When children are unable to share their feelings with parents, they shut themselves off and build a wall around their feelings, it is important that the guardians take a step back and look at the whole picture, and that it is important to be in your child’s life as a friend than an enemy.
3. Creates Rifts Children
It is not wise to compare the child to children of relatives, or even the child’s own sibling, doing this creates a rift between the child in question and the other kids. The constant comparison about how smart or wonderful the other child is will eventually create hate in the child’s heart. This starts a rivalry between the siblings and cousins and might even encourage physical behaviour such as pushes and shoves or even punches and kicks making the child act out.
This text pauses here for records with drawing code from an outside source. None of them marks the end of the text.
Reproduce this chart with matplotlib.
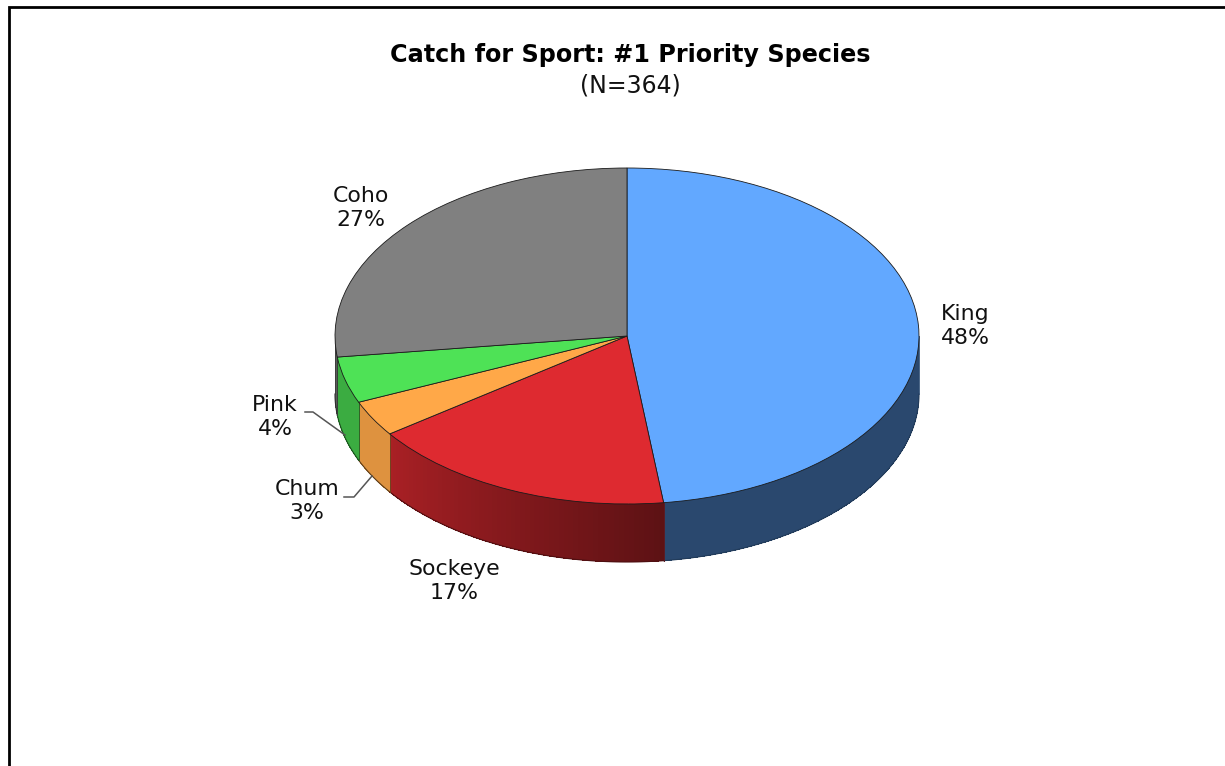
import matplotlib
matplotlib.use("Agg")
import matplotlib.pyplot as plt
import numpy as np

species = ["King", "Sockeye", "Chum", "Pink", "Coho"]
shares = [48.0, 17.1, 3.45, 4.45, 27.0]
top_colors = ["#62a8ff", "#de2a30", "#ffa848", "#4ee256", "#808080"]
# side wall shading at the start and end of each slice, clockwise
side_shade = [(0.43, 0.43), (0.42, 0.76), (0.87, 0.87), (0.76, 0.76), (0.7, 0.7)]

W, H = 1225, 766
CX, CY, RX, RY = 627, 336, 292, 168
DEPTH = 58 / RY


def shaded(color, factor):
    return tuple(c * factor for c in matplotlib.colors.to_rgb(color))


fig = plt.figure(figsize=(W / 100, H / 100), dpi=100, facecolor="white")

# overlay in pixel units for the frame, titles and labels
page = fig.add_axes([0, 0, 1, 1])
page.set_xlim(0, W)
page.set_ylim(H, 0)
page.axis("off")
page.plot([8.5, 8.5, 1225], [H, 7.2, 7.2], color="black", lw=2.0, solid_joinstyle="miter")

ax = fig.add_axes([(CX - RX) / W, 1 - (CY + RY) / H, 2 * RX / W, 2 * RY / H])
wedges, _ = ax.pie(
    shares,
    colors=top_colors,
    startangle=90,
    counterclock=False,
    radius=1,
    wedgeprops={"edgecolor": "#1a1a1a", "linewidth": 0.6, "zorder": 5},
)
ax.set_aspect("auto")
ax.set_xlim(-1, 1)
ax.set_ylim(-1, 1)

# extruded rim: only the front half of the ellipse is visible
ends = 90 - 3.6 * np.cumsum(shares)
starts = np.r_[90, ends[:-1]]
for color, a0, a1, (s0, s1) in zip(top_colors, starts, ends, side_shade):
    # clockwise, so a1 < a0; keep the part between -180 and 0 degrees
    lo = np.radians(max(a1, -180))
    hi = np.radians(min(a0, 0))
    if hi <= lo:
        continue
    edges = np.linspace(hi, lo, int(np.degrees(hi - lo)) + 2)
    shade_vals = np.linspace(s0, s1, len(edges) - 1)
    for t0, t1, s in zip(edges[:-1], edges[1:], shade_vals):
        ax.fill(
            [np.cos(t0), np.cos(t1), np.cos(t1), np.cos(t0)],
            [np.sin(t0), np.sin(t1), np.sin(t1) - DEPTH, np.sin(t0) - DEPTH],
            facecolor=shaded(color, s), edgecolor="none", antialiased=False,
            zorder=2, clip_on=False,
        )
    t = np.linspace(hi, lo, 100)
    ax.plot(np.cos(t), np.sin(t) - DEPTH, color=shaded(color, 0.35), lw=0.8, zorder=3, clip_on=False)
    for edge in (hi, lo):
        ax.plot([np.cos(edge)] * 2, [np.sin(edge), np.sin(edge) - DEPTH],
                color=shaded(color, 0.45), lw=0.6, zorder=3, clip_on=False)

font = "DejaVu Sans"
page.text(630, 55, "Catch for Sport: #1 Priority Species", ha="center", va="center",
          fontsize=17.2, fontweight="bold", family=font, color="black")
page.text(630, 86, "(N=364)", ha="center", va="center", fontsize=17, family=font,
          color="#111111")

label_spots = {
    "King": (965, 314),
    "Sockeye": (454, 569),
    "Chum": (307, 489),
    "Pink": (275, 405),
    "Coho": (361, 196),
}
for name, share in zip(species, shares):
    x, y = label_spots[name]
    page.text(x, y, name, ha="center", va="center", fontsize=15.8, family=font, color="#111111")
    page.text(x, y + 24, f"{share:.0f}%", ha="center", va="center", fontsize=15.8, family=font,
              color="#111111")

# leader lines for the two narrow slices
page.plot([305, 313, 345], [412, 412, 435], color="#555555", lw=1.1)
page.plot([344, 354, 372], [497, 497, 476], color="#555555", lw=1.1)
page.set_zorder(3)
page.patch.set_visible(False)

fig.savefig("out.png", dpi=100)
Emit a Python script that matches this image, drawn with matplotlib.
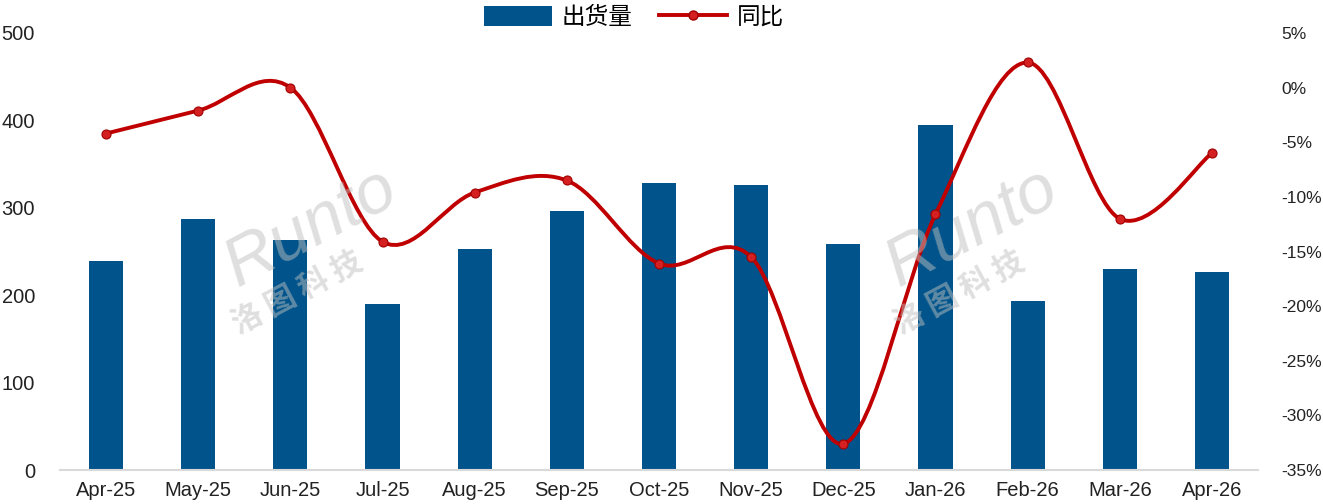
import matplotlib
matplotlib.use("Agg")
import matplotlib.pyplot as plt
from matplotlib.path import Path
from matplotlib.patches import PathPatch
from matplotlib.ticker import FuncFormatter

plt.rcParams['font.family'] = ['Liberation Sans', 'Noto Sans CJK SC', 'DejaVu Sans']

months = ["Apr-25", "May-25", "Jun-25", "Jul-25", "Aug-25", "Sep-25", "Oct-25",
          "Nov-25", "Dec-25", "Jan-26", "Feb-26", "Mar-26", "Apr-26"]
shipments = [239, 287, 263, 190, 253, 296, 328, 326, 259, 395, 193, 230, 227]
yoy = [-4.2, -2.1, 0.0, -14.1, -9.6, -8.5, -16.1, -15.5, -32.6, -11.6, 2.3, -12.0, -6.0]

bar_color = "#00548B"
line_color = "#C00000"


def smooth_path(xs, ys):
    # catmull-rom style smoothing, like the spreadsheet "smoothed line"
    n = len(xs)
    verts = [(xs[0], ys[0])]
    codes = [Path.MOVETO]
    for i in range(n - 1):
        x0, y0 = (xs[i - 1], ys[i - 1]) if i > 0 else (xs[i], ys[i])
        x1, y1 = xs[i], ys[i]
        x2, y2 = xs[i + 1], ys[i + 1]
        x3, y3 = (xs[i + 2], ys[i + 2]) if i + 2 < n else (x2, y2)
        c1 = (x1 + (x2 - x0) / 6, y1 + (y2 - y0) / 6)
        c2 = (x2 - (x3 - x1) / 6, y2 - (y3 - y1) / 6)
        verts += [c1, c2, (x2, y2)]
        codes += [Path.CURVE4] * 3
    return Path(verts, codes)


fig = plt.figure(figsize=(13.23, 5.04), dpi=100)
ax = fig.add_axes([60 / 1323, 34 / 504, 1198 / 1323, 437 / 504])
ax2 = ax.twinx()

x = list(range(len(months)))
bars = ax.bar(x, shipments, width=0.37, color=bar_color, zorder=2, label="出货量")
ax.set_xlim(-0.5, len(months) - 0.5)
ax.set_ylim(0, 500)
ax.set_yticks(range(0, 501, 100))
ax.set_xticks(x)
ax.set_xticklabels(months, fontsize=14.5)
ax.tick_params(axis='y', labelsize=14.5, length=0, pad=18, colors="#222222")
ax.tick_params(axis='x', length=0, pad=8, colors="#222222")
for s in ["top", "right", "left"]:
    ax.spines[s].set_visible(False)
ax.spines["bottom"].set_color("#d9d9d9")
ax.spines["bottom"].set_linewidth(1.5)

ax2.set_ylim(-35, 5)
ax2.set_yticks(range(-35, 6, 5))
ax2.yaxis.set_major_formatter(FuncFormatter(lambda v, p: f"{v:.0f}%"))
ax2.tick_params(axis='y', length=0, pad=17, colors="#222222")
for lab in ax2.get_yticklabels():
    lab.set_family(['Liberation Sans Narrow', 'Liberation Sans'])
    lab.set_fontsize(12.5)
for s in ax2.spines.values():
    s.set_visible(False)

ax2.add_patch(PathPatch(smooth_path(x, yoy), facecolor="none", edgecolor=line_color,
                        lw=2.8, zorder=3))
ax2.plot(x, yoy, linestyle="none", marker="o", markersize=6.5, color="#D42020",
         markeredgecolor="#A00000", markeredgewidth=0.8, zorder=4)

# watermark
for wx in (0.235, 0.735):
    fig.text(wx, 0.55, "Runto", fontsize=50, color="#bfbfbf", alpha=0.5,
             rotation=28, ha="center", va="center", style="italic", zorder=10)
    fig.text(wx - 0.01, 0.42, "洛 图 科 技", fontsize=22, color="#bfbfbf", alpha=0.5,
             rotation=28, ha="center", va="center", fontweight="bold", zorder=10,
             family=['Noto Sans CJK SC'])

# legend
line_handle, = ax2.plot([], [], color=line_color, lw=2.8, marker="o", markersize=6.5,
                        markerfacecolor="#D42020", markeredgecolor="#A00000", label="同比")
fig.legend(handles=[bars, line_handle], loc="upper center", bbox_to_anchor=(0.479, 1.03),
           ncol=2, frameon=False, handlelength=2.9, handleheight=0.9,
           columnspacing=1.1, handletextpad=0.4, prop={'family': ['Noto Sans CJK SC'], 'size': 17})

fig.savefig("out.png", dpi=100)
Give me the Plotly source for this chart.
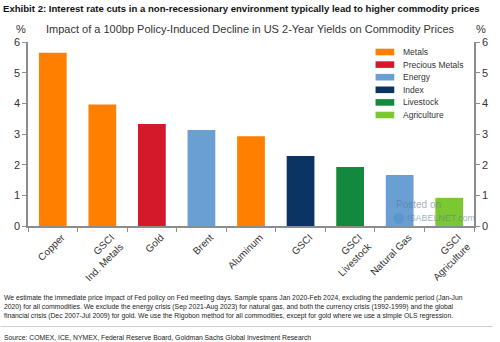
import plotly.graph_objects as go

categories = ["Copper", "GSCI<br>Ind. Metals", "Gold", "Brent", "Aluminum",
              "GSCI", "GSCI<br>Livestock", "Natural Gas", "GSCI<br>Agriculture"]
values = [5.65, 3.96, 3.33, 3.13, 2.93, 2.28, 1.92, 1.66, 0.92]
groups = ["Metals", "Metals", "Precious Metals", "Energy", "Metals",
          "Index", "Livestock", "Energy", "Agriculture"]
legend_names = ["Metals", "Precious Metals", "Energy", "Index", "Livestock", "Agriculture"]
colors = {"Metals": "#FF7F00", "Precious Metals": "#D41A2A", "Energy": "#6A9FD3",
          "Index": "#0B3462", "Livestock": "#12893E", "Agriculture": "#7CC832"}
y_ticks = [0, 1, 2, 3, 4, 5, 6]

W, H = 500, 342
L, R, T, B = 28, 19, 42, 116
PW, PH = W - L - R, H - T - B

fig = go.Figure()
fig.add_trace(go.Bar(
    x=categories, y=values,
    marker=dict(color=[colors[g] for g in groups], line=dict(width=0)),
    width=0.56, showlegend=False, hoverinfo="x+y"))

axis_col = "#8c8c8c"
sans = "Liberation Sans, Arial, sans-serif"
tick_font = dict(family=sans, size=11, color="#333")
fig.update_layout(
    width=W, height=H,
    margin=dict(l=L, r=R, t=T, b=B, pad=0),
    paper_bgcolor="white", plot_bgcolor="white",
    xaxis=dict(type="category", range=[-0.5, 8.5], tickson="boundaries",
               ticks="outside", ticklen=4, tickcolor=axis_col, tickwidth=1.2,
               showline=True, linecolor=axis_col, linewidth=1.5,
               tickangle=-45, showgrid=False, ticklabelshift=9,
               tickfont=dict(family=sans, size=10, color="#333")),
    yaxis=dict(range=[0, 6], tickvals=y_ticks, ticks="outside", ticklen=4,
               tickcolor=axis_col, tickwidth=1.2, showline=True, linecolor=axis_col,
               linewidth=1.5, showgrid=False, zeroline=False, tickfont=tick_font),
    yaxis2=dict(range=[0, 6], tickvals=y_ticks, ticks="outside", ticklen=4,
                tickcolor=axis_col, tickwidth=1.2, showline=True, linecolor=axis_col,
                linewidth=1.5, showgrid=False, zeroline=False, tickfont=tick_font,
                overlaying="y", side="right", matches="y"),
    showlegend=False,
)
fig.add_trace(go.Scatter(x=[categories[0]], y=[0], yaxis="y2", mode="markers",
                         marker=dict(opacity=0), showlegend=False, hoverinfo="skip"))


def px(x):
    return (x - L) / PW


def py(y):
    return (H - B - y) / PH


ann = []
shapes = []
ann.append(dict(text="<b>Exhibit 2: Interest rate cuts in a non-recessionary environment typically lead to higher commodity prices</b>",
                x=px(1), y=py(8), xref="paper", yref="paper", xanchor="left", yanchor="middle",
                showarrow=False, font=dict(family=sans, size=9.6, color="#111")))
ann.append(dict(text="Impact of a 100bp Policy-Induced Decline in US 2-Year Yields on Commodity Prices",
                x=px(254), y=py(29), xref="paper", yref="paper", xanchor="center", yanchor="middle",
                showarrow=False, font=dict(family=sans, size=11, color="#333")))
for xx in (21, 488):
    ann.append(dict(text="%", x=px(xx), y=py(29), xref="paper", yref="paper",
                    xanchor="center", yanchor="middle", showarrow=False, font=tick_font))

for i, name in enumerate(legend_names):
    yc = 52 + i * 12.6
    shapes.append(dict(type="rect", xref="paper", yref="paper",
                       x0=px(381), x1=px(400), y0=py(yc - 3.3), y1=py(yc + 3.3),
                       fillcolor=colors[name], line=dict(width=0)))
    ann.append(dict(text=name, x=px(407), y=py(yc), xref="paper", yref="paper",
                    xanchor="left", yanchor="middle", showarrow=False,
                    font=dict(family=sans, size=8.5, color="#333")))

ann.append(dict(text="Posted on", x=px(400), y=py(204), xref="paper", yref="paper",
                xanchor="left", yanchor="middle", showarrow=False,
                font=dict(family=sans, size=10, color="rgba(90,120,150,0.6)")))
ann.append(dict(text="ISABELNET.com", x=px(411), y=py(218), xref="paper", yref="paper",
                xanchor="left", yanchor="middle", showarrow=False,
                font=dict(family=sans, size=9, color="rgba(90,120,150,0.6)")))
shapes.append(dict(type="circle", xref="paper", yref="paper",
                   x0=px(399), x1=px(410), y0=py(224), y1=py(213),
                   fillcolor="rgba(70,140,200,0.45)", line=dict(width=0)))

foot = ["We estimate the immediate price impact of Fed policy on Fed meeting days. Sample spans Jan 2020-Feb 2024, excluding the pandemic period (Jan-Jun",
        "2020) for all commodities. We exclude the energy crisis (Sep 2021-Aug 2023) for natural gas, and both the currency crisis (1992-1999) and the global",
        "financial crisis (Dec 2007-Jul 2009) for gold. We use the Rigobon method for all commodities, except for gold where we use a simple OLS regression."]
for i, line in enumerate(foot):
    ann.append(dict(text=line, x=px(2), y=py(298 + i * 9), xref="paper", yref="paper",
                    xanchor="left", yanchor="middle", showarrow=False,
                    font=dict(family=sans, size=6.8, color="#222")))
shapes.append(dict(type="line", xref="paper", yref="paper", x0=px(0), x1=px(500),
                   y0=py(326.5), y1=py(326.5), line=dict(color="#cfcfcf", width=1)))
ann.append(dict(text="Source: COMEX, ICE, NYMEX, Federal Reserve Board, Goldman Sachs Global Investment Research",
                x=px(2), y=py(337), xref="paper", yref="paper", xanchor="left", yanchor="middle",
                showarrow=False, font=dict(family=sans, size=6.8, color="#222")))

fig.update_layout(annotations=ann, shapes=shapes)
fig.write_html("out.html")
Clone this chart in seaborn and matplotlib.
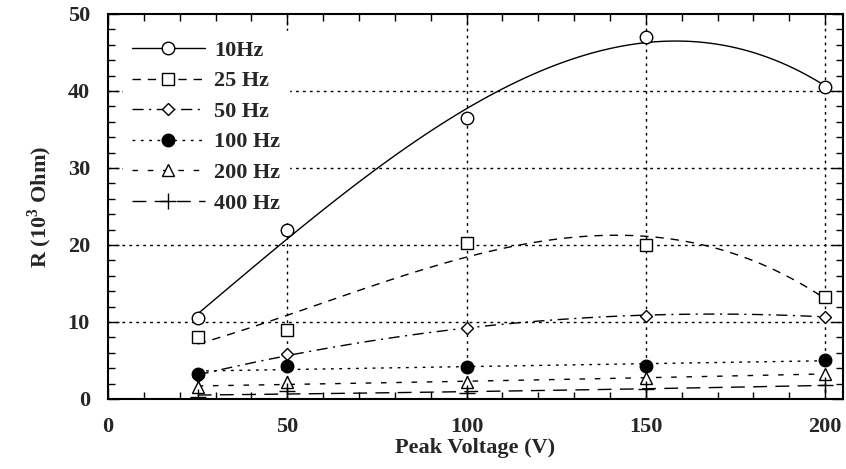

4. Causes Social & Other Forms of Anxiety
When a child thinks they cannot fill their parent’s shoes, they feel as if it is their fault that they were born stupid or unworthy. This feeling eventually eats them up from the inside and eventually takes a form of anxiety – the most common being social. The child gradually avoids the public, closes themselves in between 4 walls, and avoids social outings and interactions with the parents, siblings, and other relatives who may say something that can trigger a painful memory of the past.
5. Suppression of Talent
If a parent is a doctor, that doesn’t mean that the child will follow the same footsteps, maybe they’re destined to be an engineer, a sportsperson, an artist, singer, designer, or a number of other things.
Constantly comparing your child to your accomplishments at their age leads to the impression of talent. The child’s talent will not blossom in a negative and cold environment, just like a flower, it needs the right amount of positive energy and encouragement to show its real potential.
Encourage your children, tell them that it is okay to get things wrong and that they will learn, give them the time and space to grow and eventually, the fruits of your hard work will show as they achieve success in their lives.